During law enforcement’s press conference immediately after the capture of the younger brother who had eluded a massive dragnet for almost 24 hours, US Attorney Carmen Ortiz announced that the suspect would not be read his Miranda rights and that a ‘public safety exemption’ would be invoked.   While the special exemption dates back to 1984, according to the FBI’s Law Enforcement Bulletin, the Supreme Court interpreted that “the exemption would be triggered …. to protect the police or public from immediate danger.”  The exemption has not been widely used until the Obama Administration secretly expanded its authority in 2011. 
While on one hand, U.S. Attorney Carmen Ortiz was announcing at the Friday night press conference that the ‘public safety’ exemption would be invoked yet on the other offered the assurance that no immediate threat existed stating that "Tonight we feel a tremendous sense of gratitude and relief." "Tonight we can sleep a little bit easier.”

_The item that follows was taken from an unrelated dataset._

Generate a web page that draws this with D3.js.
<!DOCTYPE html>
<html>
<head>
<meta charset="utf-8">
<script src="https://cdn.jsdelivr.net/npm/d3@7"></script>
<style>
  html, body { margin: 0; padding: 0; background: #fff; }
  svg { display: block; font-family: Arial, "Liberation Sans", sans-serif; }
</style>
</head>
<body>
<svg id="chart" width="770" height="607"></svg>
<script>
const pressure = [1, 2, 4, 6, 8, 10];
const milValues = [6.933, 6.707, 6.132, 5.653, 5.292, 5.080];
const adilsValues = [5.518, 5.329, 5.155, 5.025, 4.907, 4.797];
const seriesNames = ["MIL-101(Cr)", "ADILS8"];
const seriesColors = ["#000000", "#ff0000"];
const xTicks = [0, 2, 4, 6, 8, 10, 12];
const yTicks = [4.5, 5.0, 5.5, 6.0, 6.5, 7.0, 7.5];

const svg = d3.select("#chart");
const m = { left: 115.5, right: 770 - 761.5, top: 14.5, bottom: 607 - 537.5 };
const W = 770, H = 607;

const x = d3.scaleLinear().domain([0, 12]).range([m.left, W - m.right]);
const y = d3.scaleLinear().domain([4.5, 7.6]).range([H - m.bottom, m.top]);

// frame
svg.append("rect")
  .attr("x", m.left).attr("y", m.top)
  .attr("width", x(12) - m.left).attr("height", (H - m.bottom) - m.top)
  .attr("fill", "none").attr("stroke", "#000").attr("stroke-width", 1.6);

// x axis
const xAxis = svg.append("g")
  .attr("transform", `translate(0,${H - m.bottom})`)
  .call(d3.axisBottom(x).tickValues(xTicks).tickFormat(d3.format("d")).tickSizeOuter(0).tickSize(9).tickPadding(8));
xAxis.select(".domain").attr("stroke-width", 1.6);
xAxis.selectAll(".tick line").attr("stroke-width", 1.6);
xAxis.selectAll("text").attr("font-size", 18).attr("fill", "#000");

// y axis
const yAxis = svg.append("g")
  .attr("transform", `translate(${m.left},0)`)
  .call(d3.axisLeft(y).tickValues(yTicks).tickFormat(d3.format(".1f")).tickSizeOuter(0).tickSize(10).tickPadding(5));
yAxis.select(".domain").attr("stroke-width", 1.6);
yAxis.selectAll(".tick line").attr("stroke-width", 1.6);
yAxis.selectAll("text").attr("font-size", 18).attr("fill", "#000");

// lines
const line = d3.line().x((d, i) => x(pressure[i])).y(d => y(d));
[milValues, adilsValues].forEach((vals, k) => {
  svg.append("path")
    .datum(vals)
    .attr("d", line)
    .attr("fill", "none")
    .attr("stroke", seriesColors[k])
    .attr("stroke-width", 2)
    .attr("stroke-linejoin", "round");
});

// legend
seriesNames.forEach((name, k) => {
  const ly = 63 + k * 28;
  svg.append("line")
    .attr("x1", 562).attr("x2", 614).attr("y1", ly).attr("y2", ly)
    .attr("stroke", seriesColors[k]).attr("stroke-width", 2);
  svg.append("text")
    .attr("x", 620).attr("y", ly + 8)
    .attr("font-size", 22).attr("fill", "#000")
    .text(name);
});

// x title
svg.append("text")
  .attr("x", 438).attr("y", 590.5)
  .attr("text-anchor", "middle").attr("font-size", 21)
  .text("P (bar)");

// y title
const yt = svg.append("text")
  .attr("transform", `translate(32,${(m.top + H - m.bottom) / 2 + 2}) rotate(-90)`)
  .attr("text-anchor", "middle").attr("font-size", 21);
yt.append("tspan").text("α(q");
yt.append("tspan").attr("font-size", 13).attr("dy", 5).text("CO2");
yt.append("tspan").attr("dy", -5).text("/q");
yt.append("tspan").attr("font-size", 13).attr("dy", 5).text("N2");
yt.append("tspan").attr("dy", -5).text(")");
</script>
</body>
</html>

The Sunday morning news show Reliable Sources included a lengthy hashing out of numerous media missteps that occurred on the day of the manhunt  - misstatements that were understandable since the media were precluded by law enforcement from their role of providing the public with immediate, on-the-scene reporting.  During the early part of that day, CNN’s Chris Cuomo announced the unsettling news that the media had been asked to not ‘interfere’ with law enforcement efforts.  
Viewers watched as reporters and photographers were pushed into a ‘safe zone’ out of the ‘line of fire” as the national networks filled time with an array of expert commentators.  Cuomo went on to inform the public that CNN was airing on a five second delay and would only broadcast feeds that ‘police are comfortable with.”  Presumably, Fox and NBC followed suit. The net effect of an almost total media blackout left reporters dependent on law enforcement for vital information, compromising the public’s right to know.   While the word censorship was never uttered, Cuomo explained that “we don’t know what we can’t control.’   Videos that have surfaced of the Thursday morning shootout and the capture of the suspect on Friday evening were taken by neighbors who live in the area. 
Part of the TV coverage on Friday included persistent questioning about why this heartbreaking tragedy had occurred, conjecture on the motive and whether the Tsarnaev brothers were lone wolves or part of a larger conspiracy.  One after another authority speculated about what could have radicalized either brother  - was it al qaeda, could it have been an inability to integrate into American society or perhaps they were just a couple of evil, wicked terrorists who hated America and certainly Tamerlan’s visit last year to Chechnya was proof-positive.  
Perhaps the most credible and informed commentator was Phillip Mudd, former Deputy Director of the CIA’s Office of Counterterrorism Analysis who responded to the Why question that “they believe the US is intervening in places where they shouldn’t be intervening, raping women and killing children.” Mudd  later suggested that the bombing was ‘very basic’ and that these are ‘not the guys I watched for twenty years.”  On Fareed Zakaria’s Global Public Square on Sunday, Mudd, now a senior research fellow with the Counterterrorism Initiative at the New America Foundation, said that the attack was more reminiscent of Columbine than al Qaeda since the brothers failed to obscure their faces, had no after-action plan and that he saw no evidence to hold Dzhokhar as an ‘enemy combatant.”

By Monday evening, after Defendant Tsarnaev was questioned by the FBI, he was informed of his Miranda right to remain silent, a Public Defender was appointed and it was announced that he will be prosecuted through the civil legal system.